Больше всего на свете я не люблю женское белье и шпионов. С женским кружевным бельем у меня большие проблемы. В ту пору, когда моя бабушка, решив меня утеплить, посылала меня в первый класс с самодельным белым лифчиком под школьной формой, с огромными пуговицами и резинками, поддерживающими мои коричневые чулочки, и я стоял по утрам, в темную демисезонную пору, перед зеркалом этаким юным московским трансвеститом с голой пиписькой между женскими аксессуарами, моя спонтанная мужественность взбунтовалась. Я ходил с лифчиком, как идет свинья на заклание. Я даже колготки сейчас у женщин ненавижу. Женщин с фантазиями «Дикой орхидеи» я не признаю. Мне и канкан в панталончиках отвратителен. Я ненавижу самую идею женских лифчиков, перехватывающих груди и застегивающихся на спине на специальные мерзкие крючочки. Я не признаю ни физкультурные бюстгальтеры Америки, объявившие войну соскам как в жизни, так и в голливудских фильмах, ни бельевые выкрутасы Старого Света. Когда женщина оказывается в белье, я отворачиваюсь. Это — не мое. Скажите спасибо моей бабушке — с половым инстинктом не шутят. Я люблю женщин без всякого белья, со свободными сиськами.

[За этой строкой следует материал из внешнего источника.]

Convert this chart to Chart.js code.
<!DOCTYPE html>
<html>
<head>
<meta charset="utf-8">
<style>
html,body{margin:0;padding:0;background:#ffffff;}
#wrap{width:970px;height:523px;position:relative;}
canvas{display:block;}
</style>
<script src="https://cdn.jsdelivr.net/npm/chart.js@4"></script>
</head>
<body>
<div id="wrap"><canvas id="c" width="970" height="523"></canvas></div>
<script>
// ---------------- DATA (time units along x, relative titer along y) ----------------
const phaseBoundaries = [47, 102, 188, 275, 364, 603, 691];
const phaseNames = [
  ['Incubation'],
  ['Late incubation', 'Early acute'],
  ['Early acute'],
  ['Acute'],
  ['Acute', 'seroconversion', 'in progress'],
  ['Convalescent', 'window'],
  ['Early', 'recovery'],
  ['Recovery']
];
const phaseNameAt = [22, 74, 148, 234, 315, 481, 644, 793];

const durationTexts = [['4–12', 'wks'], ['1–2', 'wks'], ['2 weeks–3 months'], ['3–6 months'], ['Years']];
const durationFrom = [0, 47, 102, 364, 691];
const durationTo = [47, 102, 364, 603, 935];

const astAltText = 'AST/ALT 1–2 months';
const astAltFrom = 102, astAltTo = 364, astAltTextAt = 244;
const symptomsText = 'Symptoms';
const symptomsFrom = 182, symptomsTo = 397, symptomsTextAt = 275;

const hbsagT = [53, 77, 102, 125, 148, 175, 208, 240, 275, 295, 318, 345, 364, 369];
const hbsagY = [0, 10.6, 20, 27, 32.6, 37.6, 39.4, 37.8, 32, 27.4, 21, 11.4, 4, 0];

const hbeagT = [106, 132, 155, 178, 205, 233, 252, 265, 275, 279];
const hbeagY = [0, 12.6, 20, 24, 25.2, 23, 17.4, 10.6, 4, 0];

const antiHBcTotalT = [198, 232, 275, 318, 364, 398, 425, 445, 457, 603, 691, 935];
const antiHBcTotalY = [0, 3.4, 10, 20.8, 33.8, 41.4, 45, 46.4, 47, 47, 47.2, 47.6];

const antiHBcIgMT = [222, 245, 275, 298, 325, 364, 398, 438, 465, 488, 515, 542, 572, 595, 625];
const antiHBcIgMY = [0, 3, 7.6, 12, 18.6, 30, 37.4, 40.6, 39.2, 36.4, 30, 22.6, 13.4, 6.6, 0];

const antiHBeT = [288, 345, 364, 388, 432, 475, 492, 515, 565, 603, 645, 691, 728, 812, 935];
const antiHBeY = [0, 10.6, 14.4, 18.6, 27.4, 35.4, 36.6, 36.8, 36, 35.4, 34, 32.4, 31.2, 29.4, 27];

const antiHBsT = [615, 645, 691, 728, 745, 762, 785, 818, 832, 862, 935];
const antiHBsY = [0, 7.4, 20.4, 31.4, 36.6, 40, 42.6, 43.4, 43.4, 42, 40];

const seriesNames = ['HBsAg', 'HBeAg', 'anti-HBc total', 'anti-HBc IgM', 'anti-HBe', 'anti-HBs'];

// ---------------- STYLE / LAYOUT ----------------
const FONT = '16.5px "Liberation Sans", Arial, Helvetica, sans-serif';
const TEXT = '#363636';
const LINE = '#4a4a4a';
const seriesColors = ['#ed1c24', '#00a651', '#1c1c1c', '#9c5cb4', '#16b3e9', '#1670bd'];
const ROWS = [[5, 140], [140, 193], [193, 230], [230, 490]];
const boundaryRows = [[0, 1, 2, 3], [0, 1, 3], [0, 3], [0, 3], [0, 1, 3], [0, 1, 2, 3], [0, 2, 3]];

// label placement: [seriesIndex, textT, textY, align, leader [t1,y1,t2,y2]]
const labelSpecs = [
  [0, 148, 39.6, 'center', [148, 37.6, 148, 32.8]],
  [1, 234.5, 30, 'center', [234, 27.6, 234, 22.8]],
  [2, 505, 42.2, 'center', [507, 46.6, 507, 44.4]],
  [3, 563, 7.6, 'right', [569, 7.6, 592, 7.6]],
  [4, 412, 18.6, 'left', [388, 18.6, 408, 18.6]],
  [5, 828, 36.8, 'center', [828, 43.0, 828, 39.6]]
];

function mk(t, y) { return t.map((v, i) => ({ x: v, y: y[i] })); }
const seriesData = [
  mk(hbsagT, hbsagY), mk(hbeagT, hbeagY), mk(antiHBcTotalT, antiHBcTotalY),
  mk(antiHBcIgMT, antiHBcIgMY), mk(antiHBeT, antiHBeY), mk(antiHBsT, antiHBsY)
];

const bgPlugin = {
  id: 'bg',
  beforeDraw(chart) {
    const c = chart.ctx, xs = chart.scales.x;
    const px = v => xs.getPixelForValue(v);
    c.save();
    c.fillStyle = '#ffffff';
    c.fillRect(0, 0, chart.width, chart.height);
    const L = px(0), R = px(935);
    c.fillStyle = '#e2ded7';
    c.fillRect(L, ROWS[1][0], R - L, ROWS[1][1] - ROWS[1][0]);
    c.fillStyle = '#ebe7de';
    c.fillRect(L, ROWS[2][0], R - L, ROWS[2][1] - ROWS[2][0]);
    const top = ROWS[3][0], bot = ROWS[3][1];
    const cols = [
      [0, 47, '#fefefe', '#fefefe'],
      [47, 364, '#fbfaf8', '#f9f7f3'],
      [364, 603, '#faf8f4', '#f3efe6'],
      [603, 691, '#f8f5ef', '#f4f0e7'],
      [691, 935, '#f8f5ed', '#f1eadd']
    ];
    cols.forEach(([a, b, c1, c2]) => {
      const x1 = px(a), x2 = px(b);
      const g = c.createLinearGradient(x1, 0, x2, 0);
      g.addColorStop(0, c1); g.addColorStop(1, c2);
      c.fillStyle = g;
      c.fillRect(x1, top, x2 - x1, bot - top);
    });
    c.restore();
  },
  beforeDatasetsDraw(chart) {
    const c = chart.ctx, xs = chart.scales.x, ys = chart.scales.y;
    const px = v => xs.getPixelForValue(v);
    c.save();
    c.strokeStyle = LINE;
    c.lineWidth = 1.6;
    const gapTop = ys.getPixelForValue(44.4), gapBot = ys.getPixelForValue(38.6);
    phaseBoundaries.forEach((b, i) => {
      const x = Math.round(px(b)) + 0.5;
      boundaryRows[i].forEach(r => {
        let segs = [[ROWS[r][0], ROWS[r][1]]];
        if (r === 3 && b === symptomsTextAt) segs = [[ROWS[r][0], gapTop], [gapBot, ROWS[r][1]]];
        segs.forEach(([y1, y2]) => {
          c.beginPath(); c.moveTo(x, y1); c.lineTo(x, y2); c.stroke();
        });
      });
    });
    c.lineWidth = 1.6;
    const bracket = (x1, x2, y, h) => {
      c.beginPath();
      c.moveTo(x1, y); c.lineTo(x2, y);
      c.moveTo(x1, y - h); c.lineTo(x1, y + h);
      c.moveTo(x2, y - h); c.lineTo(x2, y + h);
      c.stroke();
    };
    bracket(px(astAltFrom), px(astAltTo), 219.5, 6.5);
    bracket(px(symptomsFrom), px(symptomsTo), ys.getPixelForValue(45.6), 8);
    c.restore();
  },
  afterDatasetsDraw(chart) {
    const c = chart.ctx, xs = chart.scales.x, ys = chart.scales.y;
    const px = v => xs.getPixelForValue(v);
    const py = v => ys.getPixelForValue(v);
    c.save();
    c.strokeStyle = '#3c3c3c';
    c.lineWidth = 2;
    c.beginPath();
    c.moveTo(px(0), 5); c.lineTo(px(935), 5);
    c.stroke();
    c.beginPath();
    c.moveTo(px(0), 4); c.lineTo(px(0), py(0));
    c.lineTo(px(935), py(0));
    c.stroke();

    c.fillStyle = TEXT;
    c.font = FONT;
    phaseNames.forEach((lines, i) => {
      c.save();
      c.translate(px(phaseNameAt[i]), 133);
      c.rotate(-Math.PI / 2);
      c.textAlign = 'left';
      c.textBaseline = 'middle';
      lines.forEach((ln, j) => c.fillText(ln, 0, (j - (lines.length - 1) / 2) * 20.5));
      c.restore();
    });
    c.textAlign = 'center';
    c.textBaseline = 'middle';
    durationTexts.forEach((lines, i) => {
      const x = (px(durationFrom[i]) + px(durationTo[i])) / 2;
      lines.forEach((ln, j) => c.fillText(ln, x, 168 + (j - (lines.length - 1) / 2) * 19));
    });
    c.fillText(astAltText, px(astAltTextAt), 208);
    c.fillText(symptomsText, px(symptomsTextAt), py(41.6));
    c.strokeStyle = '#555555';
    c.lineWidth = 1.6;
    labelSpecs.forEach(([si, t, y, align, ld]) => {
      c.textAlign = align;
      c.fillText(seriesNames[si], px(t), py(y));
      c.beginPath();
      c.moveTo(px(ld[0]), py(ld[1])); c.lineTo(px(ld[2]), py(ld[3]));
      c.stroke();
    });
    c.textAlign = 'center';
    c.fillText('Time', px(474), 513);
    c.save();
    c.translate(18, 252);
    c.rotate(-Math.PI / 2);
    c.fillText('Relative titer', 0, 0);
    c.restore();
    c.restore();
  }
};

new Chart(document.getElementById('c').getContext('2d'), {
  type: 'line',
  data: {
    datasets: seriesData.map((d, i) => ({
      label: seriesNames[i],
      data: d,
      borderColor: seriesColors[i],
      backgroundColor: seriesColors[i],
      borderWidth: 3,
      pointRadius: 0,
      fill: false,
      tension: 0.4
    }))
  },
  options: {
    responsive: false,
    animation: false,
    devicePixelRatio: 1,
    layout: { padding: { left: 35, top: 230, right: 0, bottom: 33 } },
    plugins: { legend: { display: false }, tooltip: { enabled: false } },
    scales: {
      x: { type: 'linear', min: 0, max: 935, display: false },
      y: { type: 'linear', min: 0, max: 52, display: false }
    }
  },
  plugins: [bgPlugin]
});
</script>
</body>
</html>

Точно так же я не люблю шпионов. Когда одна моя сладкая московская поклонница сказала мне, что она видит меня только в двух ипостасях: либо писателем, либо великим разведчиком, я сказал: «Дорогая, не надевай на меня белый лифчик с резинками». Я не люблю даже ироническую ипостась Джеймса Бонда. Его враги — мои враги, но все равно, этот английский юмор вызывает во мне блевотный инстинкт. Шпион рожден врать и насиловать. Я не люблю мужчин, которые делают свою работу с помощью силовой спекуляции. Меня от них воротит. В сущности, я не против
Знакомьтесь: Владимир Иванович Ерофеев — крупная фигура советского шпионажа во Франции. Беспристрастный историк французско-советских отношений середины XX века, возможно, именно в таком качестве выведет моего отца для политической вечности. Бедный папа! Во Франции он попал между двух разведок. Ну что за свиньи эти французы! В октябре 1996 года журнал «Экспресс» — тот самый, который папа читал многие годы каждую неделю, — как раз и объявил его шпионом.

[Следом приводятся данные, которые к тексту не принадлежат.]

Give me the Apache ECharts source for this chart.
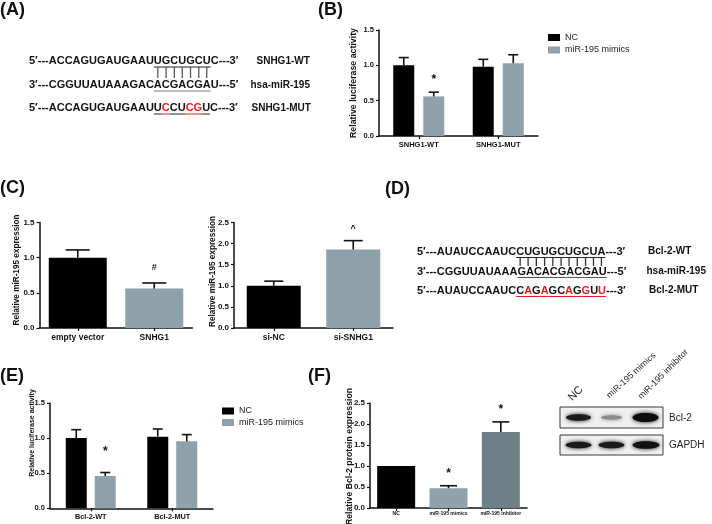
<!DOCTYPE html>
<html><head><meta charset="utf-8">
<script src="https://cdn.jsdelivr.net/npm/echarts@6/dist/echarts.min.js"></script>
<style>html,body{margin:0;padding:0;background:#fff}#c{width:712px;height:524px}</style>
</head><body><div id="c"></div>
<script>
// ---------- data ----------
const bCategories = ['SNHG1-WT', 'SNHG1-MUT'];
const bNC = [1.00, 0.98];
const bNCErr = [0.11, 0.105];
const bMimics = [0.56, 1.03];
const bMimicsErr = [0.06, 0.12];
const bMimicsMarks = ['*', ''];

const cLeftCategories = ['empty vector', 'SNHG1'];
const cLeftValues = [1.00, 0.56];
const cLeftErr = [0.11, 0.08];
const cLeftMarks = ['', '#'];

const cRightCategories = ['si-NC', 'si-SNHG1'];
const cRightValues = [1.00, 1.86];
const cRightErr = [0.11, 0.21];
const cRightMarks = ['', '^'];

const eCategories = ['Bcl-2-WT', 'Bcl-2-MUT'];
const eNC = [1.00, 1.02];
const eNCErr = [0.12, 0.11];
const eMimics = [0.46, 0.955];
const eMimicsErr = [0.05, 0.095];
const eMimicsMarks = ['*', ''];

const fCategories = ['NC', 'miR-195 mimics', 'miR-195 inhibitor'];
const fValues = [1.00, 0.47, 1.81];
const fErr = [0, 0.06, 0.24];
const fMarks = ['', '*', '*'];

const legendNames = ['NC', 'miR-195 mimics'];
const blotLanes = ['NC', 'miR-195 mimics', 'miR-195 inhibitor'];
const blotRows = ['Bcl-2', 'GAPDH'];

// ---------- styles ----------
const FONT = '"Liberation Sans", Arial, sans-serif';
const BLACK = '#000000';
const GRAY = '#8fa1ab';
const SLATE = '#6d7f87';
const INK = '#111111';

function grid(l, t, w, h) {
  return { left: l, top: t, width: w, height: h, containLabel: false, outerBoundsMode: 'none' };
}
function xAx(gi, cats, fs, margin) {
  return {
    type: 'category', gridIndex: gi, data: cats,
    axisLine: { show: true, lineStyle: { color: INK, width: 1.5 } },
    axisTick: { show: true, alignWithLabel: true, length: 3, lineStyle: { color: INK, width: 1.2 } },
    axisLabel: { fontFamily: FONT, fontWeight: 'bold', fontSize: fs, color: INK, margin: margin, interval: 0 },
    splitLine: { show: false }
  };
}
function yAx(gi, max, fs) {
  return {
    type: 'value', gridIndex: gi, min: 0, max: max, interval: 0.5,
    axisLine: { show: true, lineStyle: { color: INK, width: 1.5 } },
    axisTick: { show: true, length: 3, lineStyle: { color: INK, width: 1.2 } },
    axisLabel: { fontFamily: FONT, fontWeight: 'bold', fontSize: fs, color: INK, margin: 5, formatter: v => v.toFixed(1) },
    splitLine: { show: false }
  };
}
function errSeries(gi, vals, errs, marks, offset, cap, markGap, markSize) {
  return {
    type: 'custom', xAxisIndex: gi, yAxisIndex: gi, z: 5, silent: true,
    data: vals.map((v, i) => [i, v, v + errs[i]]),
    renderItem: function (params, api) {
      const i = params.dataIndex;
      const base = api.coord([api.value(0), api.value(1)]);
      const top = api.coord([api.value(0), api.value(2)]);
      const x = base[0] + offset;
      const children = [];
      if (errs[i] > 0) {
        children.push({ type: 'line', shape: { x1: x, y1: base[1], x2: x, y2: top[1] }, style: { stroke: INK, lineWidth: 1.6 } });
        children.push({ type: 'line', shape: { x1: x - cap / 2, y1: top[1], x2: x + cap / 2, y2: top[1] }, style: { stroke: INK, lineWidth: 1.6 } });
      }
      if (marks[i]) {
        children.push({ type: 'text', x: x, y: top[1] - markGap,
          style: { text: marks[i], font: 'bold ' + markSize + 'px ' + FONT, fill: INK, align: 'center', verticalAlign: 'middle', textAlign: 'center', textVerticalAlign: 'middle' } });
      }
      return { type: 'group', children: children };
    }
  };
}

// ---------- graphics (text, sequences, blot) ----------
const graphics = [];
function txt(x, y, s, font, opts) {
  opts = opts || {};
  graphics.push({
    type: 'text', x: x, y: y, rotation: opts.rotation || 0, silent: true,
    style: { text: s, font: font, fill: opts.fill || INK,
      align: opts.align || 'left', verticalAlign: opts.va || 'middle',
      textAlign: opts.align || 'left', textVerticalAlign: opts.va || 'middle' }
  });
}
function line(x1, y1, x2, y2, color, w) {
  graphics.push({ type: 'line', silent: true, shape: { x1, y1, x2, y2 }, style: { stroke: color, lineWidth: w } });
}

const measureCtx = document.createElement('canvas').getContext('2d');
const SEQ_FONT = 'bold 11px ' + FONT;
function tw(s, font) { measureCtx.font = font; return measureCtx.measureText(s).width; }

// draws a sequence line; returns centres of core letters
function seqLine(x, y, pre, core, post, red, ulColor) {
  const full = pre + core + post;
  const colors = [];
  for (let i = 0; i < full.length; i++) {
    const ci = i - pre.length;
    colors.push(ci >= 0 && ci < core.length && red.indexOf(ci) >= 0 ? '#e0211d' : INK);
  }
  let start = 0;
  for (let i = 1; i <= full.length; i++) {
    if (i === full.length || colors[i] !== colors[start]) {
      const seg = full.slice(start, i);
      txt(x + tw(full.slice(0, start), SEQ_FONT), y, seg, SEQ_FONT, { fill: colors[start] });
      start = i;
    }
  }
  const centres = [];
  for (let k = 0; k < core.length; k++) {
    const x0 = x + tw(pre + core.slice(0, k), SEQ_FONT);
    const x1 = x + tw(pre + core.slice(0, k + 1), SEQ_FONT);
    const col = red.indexOf(k) >= 0 ? '#e0211d' : ulColor;
    line(x0, y + 6, x1, y + 6, col, 1);
    centres.push((x0 + x1) / 2);
  }
  return centres;
}
function pairBars(centres, y1, y2, color) {
  centres.forEach(c => line(c, y1, c, y2, color, 1.3));
}

// Panel labels
const PL = 'bold 18px ' + FONT;
txt(0, 10, '(A)', PL); txt(318, 10, '(B)', PL);
txt(0, 188, '(C)', PL); txt(385, 189, '(D)', PL);
txt(0, 376, '(E)', PL); txt(308, 376, '(F)', PL);

// Panel A sequences
const LAB = 'bold 10px ' + FONT;
const a1 = seqLine(29, 61, '5\u2032---ACCAGUGAUGAAU', 'UGCUGCU', 'C---3\u2032', [], '#222');
seqLine(29, 85, '3\u2032---CGGUUAUAAAGAC', 'ACGACGA', 'U---5\u2032', [], '#777');
seqLine(29, 108, '5\u2032---ACCAGUGAUGAAU', 'UCCUCGU', 'C---3\u2032', [1, 4, 5], '#222');
pairBars(a1, 67, 78, '#555');
txt(256.5, 61, 'SNHG1-WT', LAB);
txt(250.5, 85, 'hsa-miR-195', LAB);
txt(251.5, 108, 'SNHG1-MUT', LAB);

// Panel D sequences
const d1 = seqLine(417, 251.5, '5\u2032---AUAUCCAAUC', 'CUGUGCUGCUA', '---3\u2032', [], '#222');
seqLine(417, 271.5, '3\u2032---CGGUUAUAAA', 'GACACGACGAU', '---5\u2032', [], '#555');
seqLine(417, 290.5, '5\u2032---AUAUCCAAUC', 'CAGAGCAGGUU', '---3\u2032', [1, 3, 6, 8, 10], '#e0211d');
pairBars(d1, 257, 266, '#333');
txt(648, 251.5, 'Bcl-2-WT', LAB);
txt(646.5, 271.5, 'hsa-miR-195', LAB);
txt(649, 290.5, 'Bcl-2-MUT', LAB);

// Y axis titles
const rot = Math.PI / 2;
txt(354, 83, 'Relative luciferase activity', 'bold 8.8px ' + FONT, { align: 'center', rotation: rot });
txt(16.5, 270, 'Relative miR-195 expression', 'bold 8.2px ' + FONT, { align: 'center', rotation: rot });
txt(212.5, 271.5, 'Relative miR-195 expression', 'bold 8.2px ' + FONT, { align: 'center', rotation: rot });
txt(32, 433, 'Relative luciferase activity', 'bold 7px ' + FONT, { align: 'center', rotation: rot });
txt(350, 456.5, 'Relative Bcl-2 protein expression', 'bold 8.7px ' + FONT, { align: 'center', rotation: rot });

// Western blot
graphics.push({ type: 'rect', silent: true, shape: { x: 560, y: 407, width: 103, height: 21 }, style: { fill: '#f0f0f0', stroke: '#3a3a3a', lineWidth: 1 } });
graphics.push({ type: 'rect', silent: true, shape: { x: 560, y: 435, width: 103, height: 20 }, style: { fill: '#f0f0f0', stroke: '#3a3a3a', lineWidth: 1 } });
function band(cx, cy, rx, ry, color) {
  graphics.push({ type: 'ellipse', silent: true, shape: { cx, cy, rx, ry }, style: { fill: color, shadowBlur: 4, shadowColor: color } });
}
band(578.5, 417.5, 12.5, 3.2, '#1a1a1a');
band(611.5, 417.5, 10.5, 2.2, '#8a8a8a');
band(645.5, 417.5, 13, 4.6, '#0d0d0d');
band(578.5, 445, 13, 3.3, '#1a1a1a');
band(611.5, 445, 13, 3.3, '#1a1a1a');
band(646, 445, 13.5, 3.8, '#111111');
txt(669, 418, blotRows[0], '10px ' + FONT, { fill: '#222' });
txt(669, 445, blotRows[1], '10px ' + FONT, { fill: '#222' });
txt(574, 403, blotLanes[0], '11px ' + FONT, { va: 'bottom', rotation: Math.PI / 4, fill: '#222' });
txt(611, 400, blotLanes[1], '8.8px ' + FONT, { va: 'bottom', rotation: 0.74, fill: '#222' });
txt(643, 401, blotLanes[2], '8.8px ' + FONT, { va: 'bottom', rotation: Math.PI / 4, fill: '#222' });

// ---------- chart ----------
const legendBase = {
  orient: 'vertical', icon: 'rect', itemWidth: 12, itemHeight: 7, padding: 0,
  selectedMode: false, data: legendNames,
  textStyle: { fontFamily: FONT, fontSize: 9, color: '#222', lineHeight: 10 }
};

const option = {
  animation: false,
  backgroundColor: '#ffffff',
  grid: [
    grid(379, 30, 159, 106),
    grid(39.5, 222.5, 153, 105.5),
    grid(234, 222.5, 159, 105.5),
    grid(50, 403, 163, 105.3),
    grid(370, 403, 157, 105)
  ],
  xAxis: [
    xAx(0, bCategories, 7.5, 5),
    xAx(1, cLeftCategories, 8.5, 5),
    xAx(2, cRightCategories, 8.5, 5),
    xAx(3, eCategories, 7.3, 5),
    xAx(4, fCategories, 5, 3)
  ],
  yAxis: [
    yAx(0, 1.5, 7.5),
    yAx(1, 1.5, 8),
    yAx(2, 2.5, 8),
    yAx(3, 1.5, 7.5),
    yAx(4, 2.5, 8)
  ],
  legend: [
    Object.assign({}, legendBase, { left: 548, top: 32.5, itemGap: 2.5 }),
    Object.assign({}, legendBase, { left: 222, top: 406, itemGap: 1.5 })
  ],
  series: [
    { type: 'bar', name: 'NC', xAxisIndex: 0, yAxisIndex: 0, data: bNC, barWidth: 21, barGap: '43%', itemStyle: { color: BLACK } },
    { type: 'bar', name: 'miR-195 mimics', xAxisIndex: 0, yAxisIndex: 0, data: bMimics, barWidth: 21, barGap: '43%', itemStyle: { color: GRAY } },
    errSeries(0, bNC, bNCErr, ['', ''], -15, 10, 14, 12),
    errSeries(0, bMimics, bMimicsErr, bMimicsMarks, 15, 10, 12, 12),

    { type: 'bar', name: 'C1', xAxisIndex: 1, yAxisIndex: 1, barWidth: 58,
      data: cLeftValues.map((v, i) => ({ value: v, itemStyle: { color: i === 0 ? BLACK : GRAY } })) },
    errSeries(1, cLeftValues, cLeftErr, cLeftMarks, 0, 24, 15, 9),

    { type: 'bar', name: 'C2', xAxisIndex: 2, yAxisIndex: 2, barWidth: 54,
      data: cRightValues.map((v, i) => ({ value: v, itemStyle: { color: i === 0 ? BLACK : GRAY } })) },
    errSeries(2, cRightValues, cRightErr, cRightMarks, 0, 19, 12, 9),

    { type: 'bar', name: 'NC', xAxisIndex: 3, yAxisIndex: 3, data: eNC, barWidth: 21, barGap: '38%', itemStyle: { color: BLACK } },
    { type: 'bar', name: 'miR-195 mimics', xAxisIndex: 3, yAxisIndex: 3, data: eMimics, barWidth: 21, barGap: '38%', itemStyle: { color: GRAY } },
    errSeries(3, eNC, eNCErr, ['', ''], -14.5, 10, 14, 12),
    errSeries(3, eMimics, eMimicsErr, eMimicsMarks, 14.5, 10, 21, 12),

    { type: 'bar', name: 'F', xAxisIndex: 4, yAxisIndex: 4, barWidth: 38,
      data: fValues.map((v, i) => ({ value: v, itemStyle: { color: [BLACK, GRAY, SLATE][i] } })) },
    errSeries(4, fValues, fErr, fMarks, 0, 17, 12.5, 12)
  ],
  graphic: { elements: graphics }
};

const chart = echarts.init(document.getElementById('c'), null, { renderer: 'canvas' });
chart.setOption(option);
</script>
</body></html>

Что стало с моим отцом! Он лежал тогда в ЦКБ, но, отпросившись у главврача, помчался домой, где дал интервью французскому телевидению. По его непосредственной, наивной реакции я видел, что он возмущен до глубины души. Против него организована провокация. Вот он сидит в столовой, в желтом кресле, перед телекамерой в темном костюме, дорогом галстуке, готовый дать отпор, но мама не разрешает в квартире никому ходить в ботинках, у них же ковры и ковролины, в этом смысле у них Азия, и домработница приходит только раз в неделю убирать, так что на ногах у папы домашние шлепанцы, хорошие, черные, тоже, наверно, французские, но все-таки шлепанцы, отрывающиеся от пяток, никак не соответствующие его грозному виду, и этот подлец оператор, я вижу, наезжает на шлепанцы, чтобы высмеять моего отца перед всей Францией, а я сижу в углу комнаты, молчу, мне бы встать и дать подлецу оператору в морду за то, что он позорит моего папу, но я сижу молчу, и мне его жалко.
Я сижу и думаю о том, что папа, в сущности, ничем не отличается от какого-нибудь нацистского дипломата, объявленного после войны еще и шпионом, какая разница, но это не нацист, не коммунист — это мой папа, стареющий папа, папа, которого я убил в 1979 году и который мне это простил, и я вижу, как однажды в Манхейме в квартире моих друзей меня провели в дальние комнаты и там показали портрет их дедушки в полном нацистском облачении, со свастикой на лбу, под ним стоял большой букет живых цветов, который сменялся, как караул, каждый день, и мне сказали, что он принимал участие в заговоре против Гитлера, сказали благостным шепотом, и что его повесили на крюке, а для меня форма была важнее заговора — по запоздалому спасению своей офицерско-генеральской шкуры — раньше нужно было делать — до Сталинграда — потому мне плевать на жалобы немцев по поводу англо-американских бомбежек немецких городов, плевать на руины Дрездена — мне нравятся эти fire storms[15]
мести, — и я не мог себя пересилить, обрести сочувствие к повешенному на крюк чужому дедушке. Когда закончилось телеинтервью, я сказал отцу о шлепанцах и он побледнел, но заверил меня, что не был шпионом. И тогда я сказал то, что думал во время интервью, считая, что только жестокость может привести к правде. Когда я оказался в Париже, я пошел к своим друзьям в «Монд». Но прежде я спросил отца:— Ты точно не был шпионом? Отец отрицал.